There were various opinions on this. Some folks weren't in favor of adding this as a trait. Others were in favor of adding numeric traits in general but not in favor of adding a trait that introduces a new subtly different semantic from the existing signum method.

The combination of those two things led us to reject this ACP.

[pitaj]

@joshtriplett I'm confused because this ACP doesn't seem to propose a new trait at all

[kennytm]

@joshtriplett

Some folks weren't in favor of adding this as a trait.

I'm sorry but did the lib team confuse this ACP with some other proposal? OP suggested adding an enum not a trait.

(I'm neutral to whether accepting this ACP but the rejection rationale keep talking about "trait" is just very confusing)

[ChrisDenton]

I was at the meeting but didn't take notes so the following is just my fallible recollection.

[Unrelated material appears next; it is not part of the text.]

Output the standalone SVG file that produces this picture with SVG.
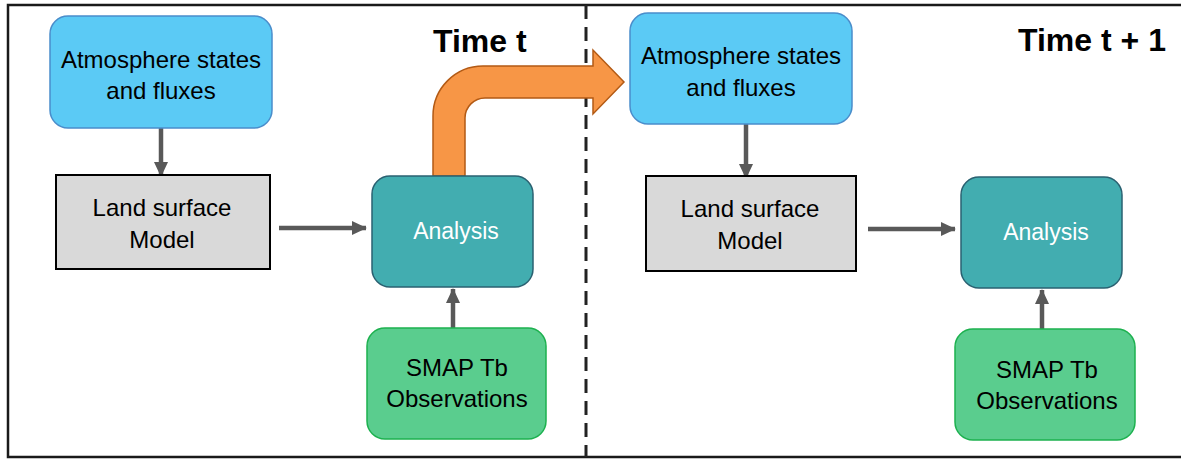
<svg xmlns="http://www.w3.org/2000/svg" width="1181" height="459" viewBox="0 0 1181 459">
<style>
.txt{font-family:"Liberation Sans",Arial,sans-serif;font-size:24px;fill:#000;text-anchor:middle}
.wtxt{font-family:"Liberation Sans",Arial,sans-serif;font-size:23px;fill:#fff;text-anchor:middle}
.title{font-family:"Liberation Sans",Arial,sans-serif;font-size:32px;font-weight:bold;fill:#000;text-anchor:start}
.atm{fill:#5BCAF5;stroke:#4A8DCB;stroke-width:1.5}
.land{fill:#D9D9D9;stroke:#000;stroke-width:2}
.ana{fill:#42ADB0;stroke:#2A6171;stroke-width:1.5}
.smap{fill:#5ACD8E;stroke:#1DB14F;stroke-width:1.5}
.conn{stroke:#595959;stroke-width:4.5;fill:none}
</style>
<defs>
<marker id="ah" markerWidth="4" markerHeight="4" refX="3.2" refY="2" orient="auto" markerUnits="strokeWidth">
<path d="M0,0.4 L3.4,2 L0,3.6 Z" fill="#595959"/>
</marker>
</defs>
<rect x="0" y="0" width="1181" height="459" fill="#fff"/>
<path d="M1181,5 H8 V457 H1181" fill="none" stroke="#1a1a1a" stroke-width="2.5"/>
<line x1="586" y1="5" x2="586" y2="457" stroke="#222" stroke-width="3" stroke-dasharray="14,8"/>

<g id="title-t"><text class="title" x="433" y="52">Time t</text></g>
<g id="title-t1"><text class="title" x="1018" y="51">Time t + 1</text></g>

<g id="transfer">
<path d="M433,176 V116 A50,50 0 0 1 483,66 H593 V50 L624,82 L593,114 V98 H485 A20,20 0 0 0 465,118 V176 Z" fill="#F79646" stroke="#B35A14" stroke-width="1.5" stroke-linejoin="miter"/>
</g>

<g id="connectors">
<line class="conn" x1="161" y1="128" x2="161" y2="176" marker-end="url(#ah)"/>
<line class="conn" x1="279" y1="228" x2="366" y2="228" marker-end="url(#ah)"/>
<line class="conn" x1="453" y1="328" x2="453" y2="289" marker-end="url(#ah)"/>
<line class="conn" x1="746" y1="124" x2="746" y2="178" marker-end="url(#ah)"/>
<line class="conn" x1="868" y1="229" x2="955" y2="229" marker-end="url(#ah)"/>
<line class="conn" x1="1042" y1="329" x2="1042" y2="290" marker-end="url(#ah)"/>
</g>

<g id="atm1">
<rect class="atm" x="50" y="16" width="222" height="112" rx="18"/>
<text class="txt" x="161" y="68">Atmosphere states</text>
<text class="txt" x="161" y="99">and fluxes</text>
</g>
<g id="land1">
<rect class="land" x="56" y="175" width="214" height="94"/>
<text class="txt" x="162" y="216">Land surface</text>
<text class="txt" x="162" y="248">Model</text>
</g>
<g id="ana1">
<rect class="ana" x="372" y="176" width="161" height="111" rx="18"/>
<text class="wtxt" x="456" y="239">Analysis</text>
</g>
<g id="smap1">
<rect class="smap" x="367" y="328" width="179" height="111" rx="18"/>
<text class="txt" x="457" y="376">SMAP Tb</text>
<text class="txt" x="457" y="407">Observations</text>
</g>

<g id="atm2">
<rect class="atm" x="630" y="13" width="222" height="111" rx="18"/>
<text class="txt" x="741" y="64">Atmosphere states</text>
<text class="txt" x="741" y="96">and fluxes</text>
</g>
<g id="land2">
<rect class="land" x="646" y="176" width="210" height="95"/>
<text class="txt" x="750" y="217">Land surface</text>
<text class="txt" x="750" y="249">Model</text>
</g>
<g id="ana2">
<rect class="ana" x="961" y="177" width="161" height="111" rx="18"/>
<text class="wtxt" x="1046" y="240">Analysis</text>
</g>
<g id="smap2">
<rect class="smap" x="955" y="329" width="180" height="111" rx="18"/>
<text class="txt" x="1047" y="378">SMAP Tb</text>
<text class="txt" x="1047" y="409">Observations</text>
</g>
</svg>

In the meeting some felt that the existence of signum makes it weird if there's also an enum which has slightly different behaviour.

Others felt that this is fairly niche. If you actually need this you're likely already using some numerics crate (or your own lib), which could provide such an enum.

[joshtriplett]

My apologies, I clearly picked up an incorrect detail from the meeting, and had the impression this was proposing a trait to contain the pub fn sign method. (I think some others in the meeting had that impression as well, rather than these being inherent methods.)

Even in the absence of that, though, the remainder of the consensus still holds: we don't want to add a method that seems confusingly similar to the signum method, with subtly different semantics.